Julia smiled at Ian. “Witchcraft,” she said. “No. Elementary education, since here I am, showing kids that if you pour a half a cup of water with yellow food coloring and a half a cup of water with red food coloring, you get a whole cup of orange. What I'm like, what there is about me . . . what I can
do
, if you want to say that, is not learned.”

“Can everyone in your family do it? Because you all should be working for the diplomatic corps, don't you think?” Claudia said. She never said “you all,” or lapsed into any other southernisms, in Madison, but her speech had stretched out like taffy since she set foot in North Carolina.

“Nobody else in my family can do this. Nobody even wants to know about it.
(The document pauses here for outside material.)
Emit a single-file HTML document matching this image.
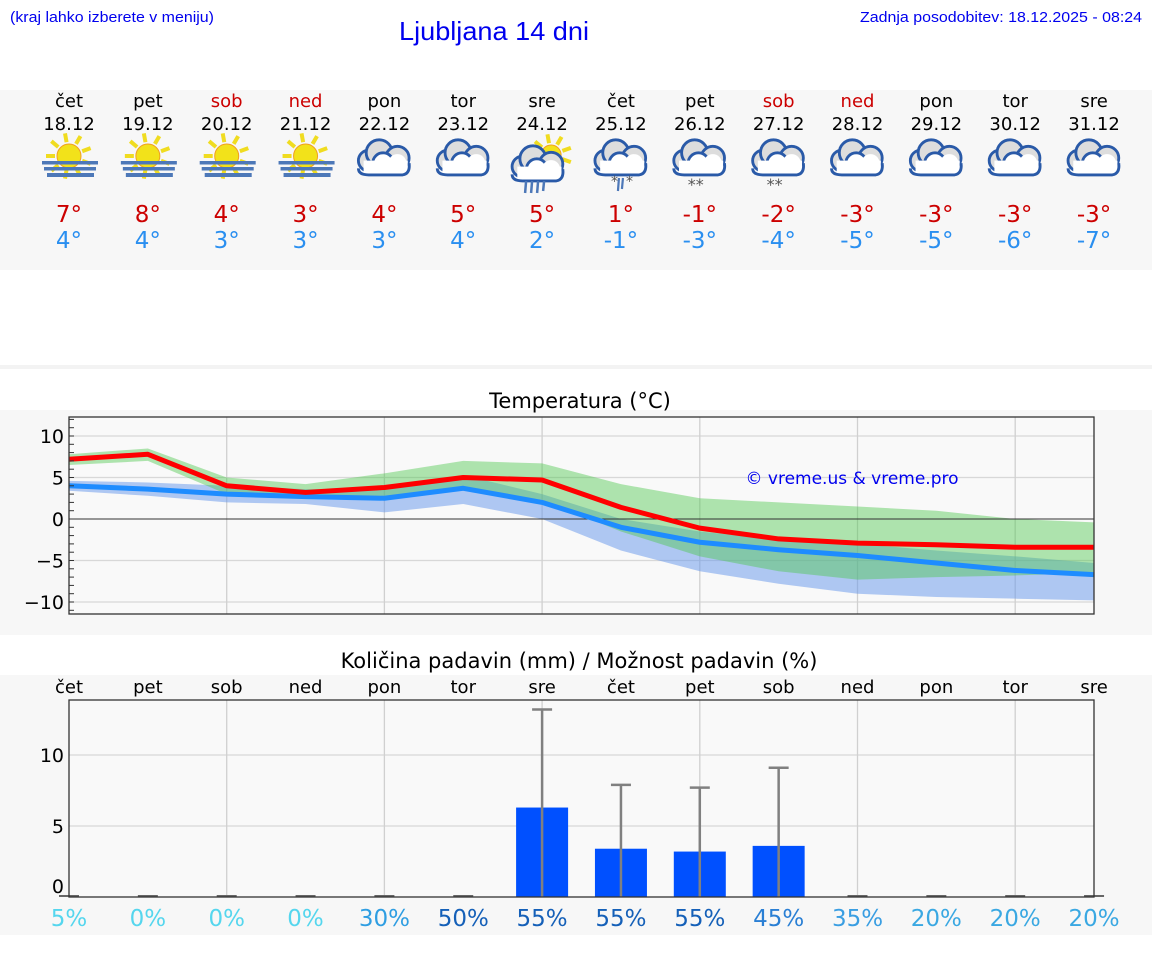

And as for diplomacy, that's the last thing our government would want—or any other government either. Too evolved for them.” What Frank had fussed around with for so long, picking at pieces and edges, suddenly merged: this woman was entirely correct. There was no money in peaceful coexistence. Someone who could foster it was as perilous as a nuclear weapon.
Be happy.
Hell no!

They will for sure kill her, then
.

Julia was brewing coffee, slowly slicing a small loaf of banana bread. Colin came in, sweaty. Julia asked the boys if they liked Legos “because Hale has about seven thousand five hundred and eighty-two Legos up there, if you want to play.” Ian glanced at Colin, then Frank, then Julia. “Does he have the Death Star?” She nodded. Colin asked, “Could we have some of that bread first?” They did, and then disappeared. “Hale will be sorry he missed them. Not too many boys his age right near here.”